>> start

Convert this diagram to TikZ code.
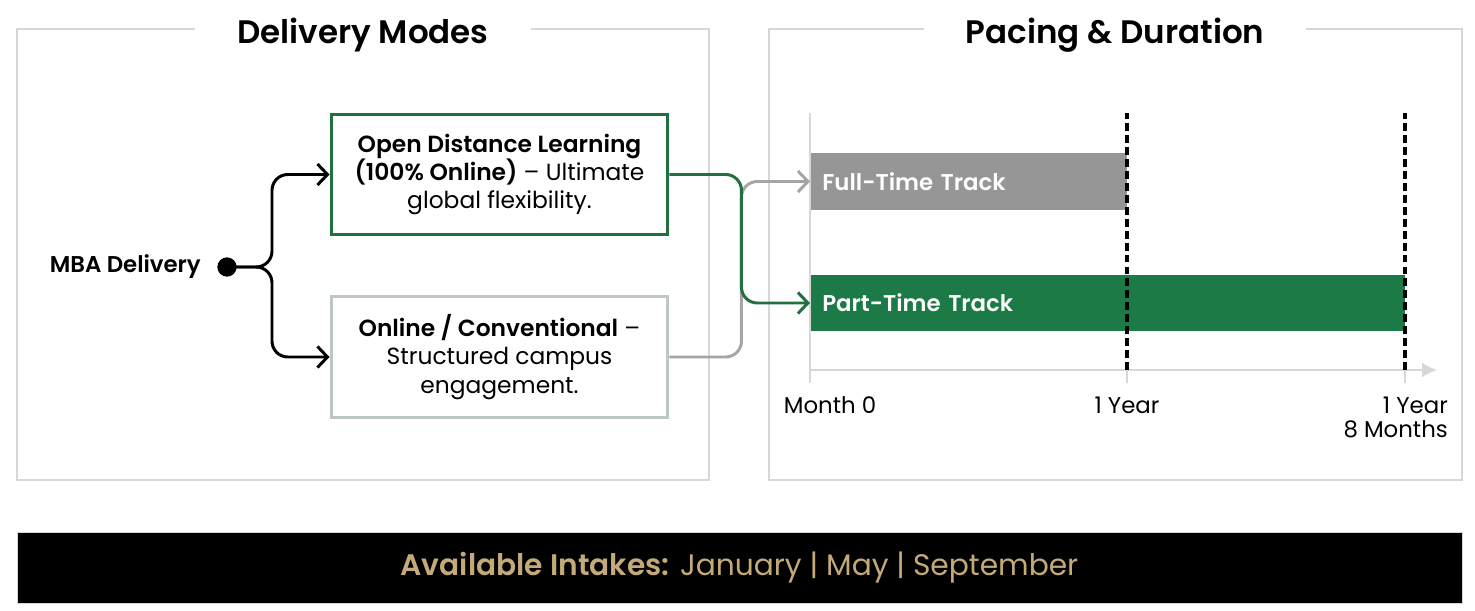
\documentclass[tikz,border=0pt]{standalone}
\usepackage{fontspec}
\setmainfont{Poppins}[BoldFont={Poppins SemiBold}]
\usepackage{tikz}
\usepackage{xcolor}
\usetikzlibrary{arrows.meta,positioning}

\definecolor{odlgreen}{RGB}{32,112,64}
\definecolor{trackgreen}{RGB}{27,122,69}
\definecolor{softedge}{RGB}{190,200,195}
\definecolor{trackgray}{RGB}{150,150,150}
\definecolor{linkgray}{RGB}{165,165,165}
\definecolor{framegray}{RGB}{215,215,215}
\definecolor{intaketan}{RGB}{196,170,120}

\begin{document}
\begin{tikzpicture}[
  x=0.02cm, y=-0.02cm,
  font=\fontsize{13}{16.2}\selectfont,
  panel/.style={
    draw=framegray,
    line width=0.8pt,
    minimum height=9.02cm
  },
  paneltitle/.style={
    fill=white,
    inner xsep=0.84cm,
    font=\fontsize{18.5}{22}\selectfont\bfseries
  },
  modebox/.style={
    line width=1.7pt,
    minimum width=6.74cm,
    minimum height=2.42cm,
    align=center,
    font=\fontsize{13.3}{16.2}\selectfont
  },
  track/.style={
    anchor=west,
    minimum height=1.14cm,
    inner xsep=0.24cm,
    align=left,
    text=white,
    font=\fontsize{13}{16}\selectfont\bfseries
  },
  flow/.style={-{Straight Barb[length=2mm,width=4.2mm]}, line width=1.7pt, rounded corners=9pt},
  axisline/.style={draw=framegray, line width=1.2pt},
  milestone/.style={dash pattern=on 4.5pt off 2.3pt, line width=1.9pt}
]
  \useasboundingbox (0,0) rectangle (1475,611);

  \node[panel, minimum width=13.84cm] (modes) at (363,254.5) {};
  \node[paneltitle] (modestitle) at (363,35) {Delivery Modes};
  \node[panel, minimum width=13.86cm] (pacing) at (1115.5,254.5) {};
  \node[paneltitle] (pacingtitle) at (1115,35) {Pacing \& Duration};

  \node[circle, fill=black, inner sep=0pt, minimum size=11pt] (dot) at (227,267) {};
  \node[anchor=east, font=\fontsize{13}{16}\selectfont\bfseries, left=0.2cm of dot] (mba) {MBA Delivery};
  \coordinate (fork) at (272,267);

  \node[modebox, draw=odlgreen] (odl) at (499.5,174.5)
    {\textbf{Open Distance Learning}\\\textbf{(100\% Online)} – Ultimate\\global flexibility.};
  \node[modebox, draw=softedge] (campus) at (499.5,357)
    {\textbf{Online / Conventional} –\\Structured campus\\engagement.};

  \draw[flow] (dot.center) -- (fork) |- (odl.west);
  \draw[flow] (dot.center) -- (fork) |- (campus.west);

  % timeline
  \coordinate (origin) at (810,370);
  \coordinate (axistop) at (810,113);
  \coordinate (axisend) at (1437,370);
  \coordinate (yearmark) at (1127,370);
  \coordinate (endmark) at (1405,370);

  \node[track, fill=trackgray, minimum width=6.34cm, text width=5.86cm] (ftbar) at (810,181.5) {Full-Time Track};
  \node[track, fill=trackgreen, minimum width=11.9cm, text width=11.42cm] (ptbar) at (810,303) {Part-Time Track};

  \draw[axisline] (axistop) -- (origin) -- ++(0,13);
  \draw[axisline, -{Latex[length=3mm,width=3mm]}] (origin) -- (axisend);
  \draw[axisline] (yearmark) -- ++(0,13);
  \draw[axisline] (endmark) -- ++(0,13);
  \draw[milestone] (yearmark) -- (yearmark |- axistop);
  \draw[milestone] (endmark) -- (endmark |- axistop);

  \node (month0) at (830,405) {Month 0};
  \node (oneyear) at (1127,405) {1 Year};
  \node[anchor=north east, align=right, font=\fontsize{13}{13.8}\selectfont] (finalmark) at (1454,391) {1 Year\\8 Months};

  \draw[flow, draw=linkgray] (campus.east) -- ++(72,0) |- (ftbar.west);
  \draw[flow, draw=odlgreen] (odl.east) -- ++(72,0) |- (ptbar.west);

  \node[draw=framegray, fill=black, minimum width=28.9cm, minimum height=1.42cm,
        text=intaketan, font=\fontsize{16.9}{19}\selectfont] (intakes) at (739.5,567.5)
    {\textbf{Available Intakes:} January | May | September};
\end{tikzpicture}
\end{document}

>> end

The data above should be repeated exactly, minus any pictures.

Answer below:
Convert this diagram to TikZ code.
\documentclass[tikz,border=0pt]{standalone}
\usepackage{fontspec}
\setmainfont{Poppins}[BoldFont={Poppins SemiBold}]
\usepackage{tikz}
\usepackage{xcolor}
\usetikzlibrary{arrows.meta,positioning}

\definecolor{odlgreen}{RGB}{32,112,64}
\definecolor{trackgreen}{RGB}{27,122,69}
\definecolor{softedge}{RGB}{190,200,195}
\definecolor{trackgray}{RGB}{150,150,150}
\definecolor{linkgray}{RGB}{165,165,165}
\definecolor{framegray}{RGB}{215,215,215}
\definecolor{intaketan}{RGB}{196,170,120}

\begin{document}
\begin{tikzpicture}[
  x=0.02cm, y=-0.02cm,
  font=\fontsize{13}{16.2}\selectfont,
  panel/.style={
    draw=framegray,
    line width=0.8pt,
    minimum height=9.02cm
  },
  paneltitle/.style={
    fill=white,
    inner xsep=0.84cm,
    font=\fontsize{18.5}{22}\selectfont\bfseries
  },
  modebox/.style={
    line width=1.7pt,
    minimum width=6.74cm,
    minimum height=2.42cm,
    align=center,
    font=\fontsize{13.3}{16.2}\selectfont
  },
  track/.style={
    anchor=west,
    minimum height=1.14cm,
    inner xsep=0.24cm,
    align=left,
    text=white,
    font=\fontsize{13}{16}\selectfont\bfseries
  },
  flow/.style={-{Straight Barb[length=2mm,width=4.2mm]}, line width=1.7pt, rounded corners=9pt},
  axisline/.style={draw=framegray, line width=1.2pt},
  milestone/.style={dash pattern=on 4.5pt off 2.3pt, line width=1.9pt}
]
  \useasboundingbox (0,0) rectangle (1475,611);

  \node[panel, minimum width=13.84cm] (modes) at (363,254.5) {};
  \node[paneltitle] (modestitle) at (363,35) {Delivery Modes};
  \node[panel, minimum width=13.86cm] (pacing) at (1115.5,254.5) {};
  \node[paneltitle] (pacingtitle) at (1115,35) {Pacing \& Duration};

  \node[circle, fill=black, inner sep=0pt, minimum size=11pt] (dot) at (227,267) {};
  \node[anchor=east, font=\fontsize{13}{16}\selectfont\bfseries, left=0.2cm of dot] (mba) {MBA Delivery};
  \coordinate (fork) at (272,267);

  \node[modebox, draw=odlgreen] (odl) at (499.5,174.5)
    {\textbf{Open Distance Learning}\\\textbf{(100\% Online)} – Ultimate\\global flexibility.};
  \node[modebox, draw=softedge] (campus) at (499.5,357)
    {\textbf{Online / Conventional} –\\Structured campus\\engagement.};

  \draw[flow] (dot.center) -- (fork) |- (odl.west);
  \draw[flow] (dot.center) -- (fork) |- (campus.west);

  % timeline
  \coordinate (origin) at (810,370);
  \coordinate (axistop) at (810,113);
  \coordinate (axisend) at (1437,370);
  \coordinate (yearmark) at (1127,370);
  \coordinate (endmark) at (1405,370);

  \node[track, fill=trackgray, minimum width=6.34cm, text width=5.86cm] (ftbar) at (810,181.5) {Full-Time Track};
  \node[track, fill=trackgreen, minimum width=11.9cm, text width=11.42cm] (ptbar) at (810,303) {Part-Time Track};

  \draw[axisline] (axistop) -- (origin) -- ++(0,13);
  \draw[axisline, -{Latex[length=3mm,width=3mm]}] (origin) -- (axisend);
  \draw[axisline] (yearmark) -- ++(0,13);
  \draw[axisline] (endmark) -- ++(0,13);
  \draw[milestone] (yearmark) -- (yearmark |- axistop);
  \draw[milestone] (endmark) -- (endmark |- axistop);

  \node (month0) at (830,405) {Month 0};
  \node (oneyear) at (1127,405) {1 Year};
  \node[anchor=north east, align=right, font=\fontsize{13}{13.8}\selectfont] (finalmark) at (1454,391) {1 Year\\8 Months};

  \draw[flow, draw=linkgray] (campus.east) -- ++(72,0) |- (ftbar.west);
  \draw[flow, draw=odlgreen] (odl.east) -- ++(72,0) |- (ptbar.west);

  \node[draw=framegray, fill=black, minimum width=28.9cm, minimum height=1.42cm,
        text=intaketan, font=\fontsize{16.9}{19}\selectfont] (intakes) at (739.5,567.5)
    {\textbf{Available Intakes:} January | May | September};
\end{tikzpicture}
\end{document}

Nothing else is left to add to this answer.